All these shifts present opportunities for younger leaders. But they
also pose the possibility that the movement will become more fragmented.
"The evangelical movement as a political force is in a serious state of
transition," Page said. "With the passing of Jerry Falwell, evangelicals
are struggling to try to find the kind of cohesion he represented. That
was going on even before he died."
When Falwell dissolved the Moral Majority in 1989, the leadership torch
was picked up by Robertson at the Christian Coalition. After that group
ran into financial and management problems in the late 1990s, leadership
passed to Dobson's radio ministry, Focus on the Family.

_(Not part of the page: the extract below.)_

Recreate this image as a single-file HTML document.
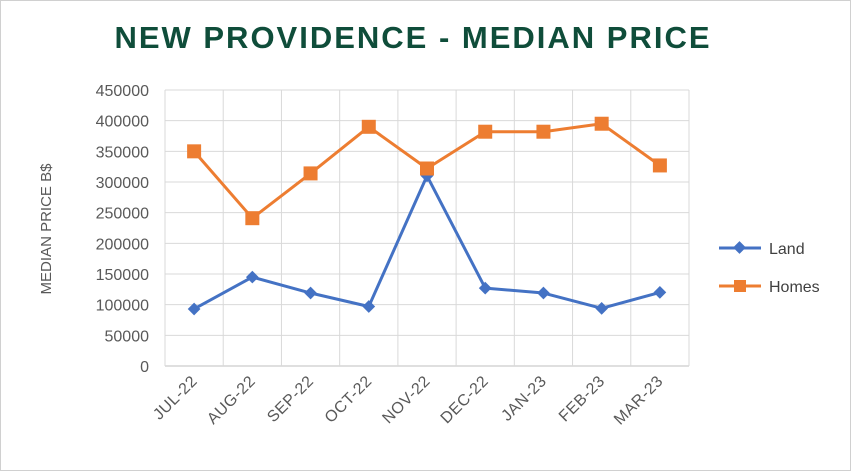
<!DOCTYPE html>
<html><head><meta charset="utf-8"><style>
html,body{margin:0;padding:0;background:#fff}
#c{width:851px;height:471px;position:relative;box-sizing:border-box;border:1px solid #d0d0d0;font-family:"Liberation Sans",sans-serif}
</style></head><body>
<div id="c">
<svg id="s" width="849" height="469">
<text x="412" y="47" text-anchor="middle" font-size="31" font-weight="bold" fill="#0f4d3a" letter-spacing="2">NEW PROVIDENCE - MEDIAN PRICE</text>
<text transform="translate(50,228) rotate(-90)" text-anchor="middle" font-size="15" fill="#595959">MEDIAN PRICE B$</text>
<g id="grid"></g><g id="ylab"></g><g id="xlab"></g><g id="series"></g>
<g>
<g><line x1="718" y1="247" x2="760" y2="247" stroke="#4472c4" stroke-width="3"/><rect x="734" y="242" width="9" height="9" fill="#4472c4" transform="rotate(45 738.5 246.5)"/><text x="768" y="253" font-size="16" fill="#404040">Land</text></g>
<g><line x1="718" y1="285" x2="760" y2="285" stroke="#ed7d31" stroke-width="3"/><rect x="733" y="279" width="12" height="12" fill="#ed7d31"/><text x="768" y="291" font-size="16" fill="#404040">Homes</text></g>
</g>
</svg></div>
<script>
const categories=["JUL-22","AUG-22","SEP-22","OCT-22","NOV-22","DEC-22","JAN-23","FEB-23","MAR-23"];
const landValues=[93000,145000,119000,97000,310000,127000,119000,94000,120000];
const homesValues=[350000,241000,314000,390000,322000,382000,382000,395000,327000];
const yTicks=[0,50000,100000,150000,200000,250000,300000,350000,400000,450000];
const NS="http://www.w3.org/2000/svg";
const L=164,R=688,T=89,B=365,yMax=450000;
const bw=(R-L)/categories.length;
const xc=i=>L+bw*(i+0.5);
const y=v=>B-(v/yMax)*(B-T);
function mk(tag,attrs,parent){const e=document.createElementNS(NS,tag);for(const k in attrs)e.setAttribute(k,attrs[k]);parent.appendChild(e);return e;}
const grid=document.getElementById('grid'),ylab=document.getElementById('ylab'),xlab=document.getElementById('xlab'),ser=document.getElementById('series');
yTicks.forEach(t=>{
 const l=mk('line',{x1:L,x2:R,y1:y(t),y2:y(t),stroke:t===0?'#bfbfbf':'#d9d9d9','stroke-width':1},grid);
 
 
 const tx=mk('text',{x:L-16,y:y(t)+6,'text-anchor':'end','font-size':16,fill:'#595959'},ylab);
 tx.textContent=t;
 
 
});
for(let i=0;i<=categories.length;i++){
 const l=mk('line',{x1:L+bw*i,x2:L+bw*i,y1:T,y2:B,stroke:'#d9d9d9','stroke-width':1},grid);
 
 
}
categories.forEach((c,i)=>{
 const tx=mk('text',{x:xc(i)+4,y:B+16,'text-anchor':'end','font-size':16,fill:'#595959','letter-spacing':'0.5',transform:`rotate(-45 ${xc(i)+4} ${B+16})`},xlab);
 tx.textContent=c;
 
 
});
function line(vals,color,name){
 const p=mk('polyline',{points:vals.map((v,i)=>xc(i)+','+y(v)).join(' '),fill:'none',stroke:color,'stroke-width':3,'stroke-linejoin':'round'},ser);
 
 
}
line(landValues,'#4472c4','land');
line(homesValues,'#ed7d31','homes');
landValues.forEach((v,i)=>{
 const r=mk('rect',{x:xc(i)-4.5,y:y(v)-4.5,width:9,height:9,fill:'#4472c4',transform:`rotate(45 ${xc(i)} ${y(v)})`},ser);
 
 
});
homesValues.forEach((v,i)=>{
 const r=mk('rect',{x:xc(i)-7,y:y(v)-7,width:14,height:14,fill:'#ed7d31'},ser);
 
 
});
</script>
</body></html>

"Falwell's death highlights the inevitable change in the leadership of
conservative Christians," Green said. "The big question is whether there
will be one prominent leader for this movement, as there was most of the
time in the past, or whether there will be many leaders, making the
movement more diffuse and perhaps less influential."
DeMoss said he thinks "there will never be such a single, dominant
leader of the movement again."
Page agrees. "We're in an anti-hero age. People shoot at anybody who
comes to a certain level of prominence," he said. "We're in a time of
real doubt and disturbing lack of loyalty to causes. We see people
having a hard time pulling together."
The absence of a national evangelical political leader was masked in
recent years by the presence of President Bush, who served as a rallying
point. But the Rev. Richard Land, head of the Southern Baptists' Ethics
and Religious Liberty Commission, said the only candidates in 2008 with
wide appeal to evangelicals are ones, such as former governor Mike
Huckabee (R-Ark.) and Sen. Sam Brownback (R-Kans.), who do not appear
able to win.
Land noted that the leading Republican in the polls, former New York
mayor Rudolph W. Giuliani, has been married three times and supports
abortion rights. Sen. John McCain (R-Ariz.) has opposed a constitutional
amendment to define marriage as the union of one man and one woman.
Former Massachusetts governor Mitt Romney is a Mormon who adamantly
supported legalized abortion in previous runs for office, though he has
changed his position.
Faced with this field, some evangelicals have suggested that a
Democratic victory might be a good thing. "If 2008 is a bad year for the
Republican Party, there will be nothing like a liberal president to help
that movement find its footing again," said Gary Bauer, president of the
conservative group American Values.
Polls suggest that evangelicals under 30 are just as staunchly opposed
to abortion, and almost as concerned about "moral standards" in general,
as their elders. But a February Pew survey found that younger
evangelicals are more likely than their parents to worry about
environmental issues; 59 percent of those under 30 said the United
States was "losing ground" on pollution, compared with 37 percent of
those over 30.
Acceptance of homosexuality is also greater among young evangelicals.
One in three under 30 favors same-sex marriage, compared with one in 10
of their elders.
Redeem the Vote, a group formed in 2004 to register young evangelicals
to vote, is campaigning with black churches in Alabama for capping the
interest charges on short-term "payday" loans, which can hit 400 percent
a year. The group's founder, physician Randy Brinson, said he finds that
young evangelicals are intensely interested in practical ways to help
their communities and are little swayed by issues such as same-sex marriage.
"These kids have gone to school with people who happen to be gay, and
they don't see them as a direct threat. They may think that lifestyle is
wrong, but they don't see it as something that really affects their
daily lives," Brinson said. "The groups that focus only on a narrow
agenda, especially gay marriage and abortion, are going to decline."